Free memory is wasted memory.

Applications that cache data have to do it on the heap.

Yes, there should be a way for the system to coordinate usage of cache/free memory and coordinate with a VM’s GC. Until we have that, big apps will exhibit the aforementioned memory footprint.


I am not talking of the netflix case from the OP, but rather of the general case where you are likely to have multiple services on a single host. Just imagine if a couple of them were Java-based: you'd have to do figure out how much is the maximum needed for each of those and sum it up and ensure the server has that much memory even if they are unlikely to all need it at the same time: if we are talking about waste, that's wasteful to me.

Even in a more modern setting with containers, you'd have similar issues.


I didn't mean to imply that it was a problem or that they shouldn't be doing it - more that i'm envious of the operational chops to pull it off.


Skip the percentages for a second. >300MB of cache and >200MB free is a lot of memory! That's enough memory to run an entire server without breaking a sweat. Instead of calling proper function impressive, I'd be quite upset if getting that low causes problems.


If they were using ZFS, they probably wouldn't have golfed their memory allocations and had spare (don't the Go folks call this 'ballast') memory, so they wouldn't have trigger the routine?

The bug was that they weren't using ZFS. Not that ZFS had a bug.


> If they were using ZFS, they probably wouldn't have golfed their memory allocations and had spare

You're describing a problem with ZFS (being wasteful with memory), and then saying that if they used ZFS their workaround for that problem would have prevented this problem.
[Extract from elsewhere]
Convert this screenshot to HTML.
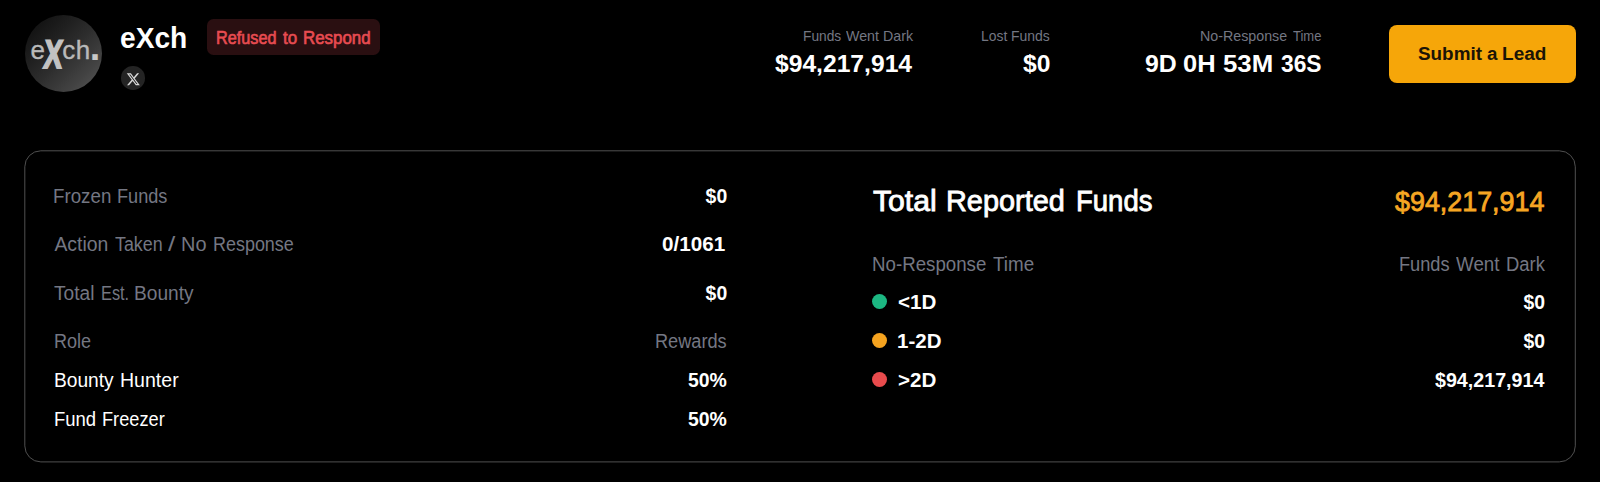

Do I interpret your post correctly?

If so, "the bug was that they weren't using ZFS" is some pretty wild spin.


Now ZFS is eating CPUs and causing a chip shortage


Nice job!


I usually find people running ZFS to run into way too many more problems than what other people run using Ext4. (Edit: I'm surprised to see how people run into issues with Btrfs)

It might be good for some specific purposes but I'd reckon the majority of people using it do not fall into those. Using it "just because" is probably more trouble than worth.

> ZFS really wasn't in use, ever! But at the same time, it was eating over 30% of CPU capacity! Whaaat??

Interesting bug, sounds like the best option is to not even have the module loaded then. (Not blaming the developers here, necessarily, but yeah, it's a bug)


Usually in my experience whenever someone has a problem with zfs it’s solvable in one way or another and the devs are very responsive on irc and GitHub.

On the other hand a lot of problems caused by btrfs is unrecoverable and a mess. Ext4 is stable but lacks the feature set that makes customers go to zfs instead (and that is fine, software should do one thing well and right).


Btrfs gave me the most trouble by far. And most people say the same in my experience. Replicating half of ZFS's features with ext4 is a whole lot of trouble too.


We have a machine that has a large ZFS storage pool, and one smaller btrfs volume on a pair of SSDs. If I delete a large directory hierarchy on the btrfs volume and then run sync, it locks up the entire machine for 5-10 minutes. WTF. Nothing like that ever happens with ZFS or ext4.


I've had a lot to learn with zfs, but it's never just flat out lost my data, unlike btrfs (in about 2017)


Consider yourself lucky. There are data-corruption bugs all over the now-diverged ZFS codebase(s). Check the Solaris 11 SRU notes from the last 24 months for many examples.


Raid5?


Not sure if you are suggesting RAID5 as a relevant problem or solution, but it's arguably the former! :)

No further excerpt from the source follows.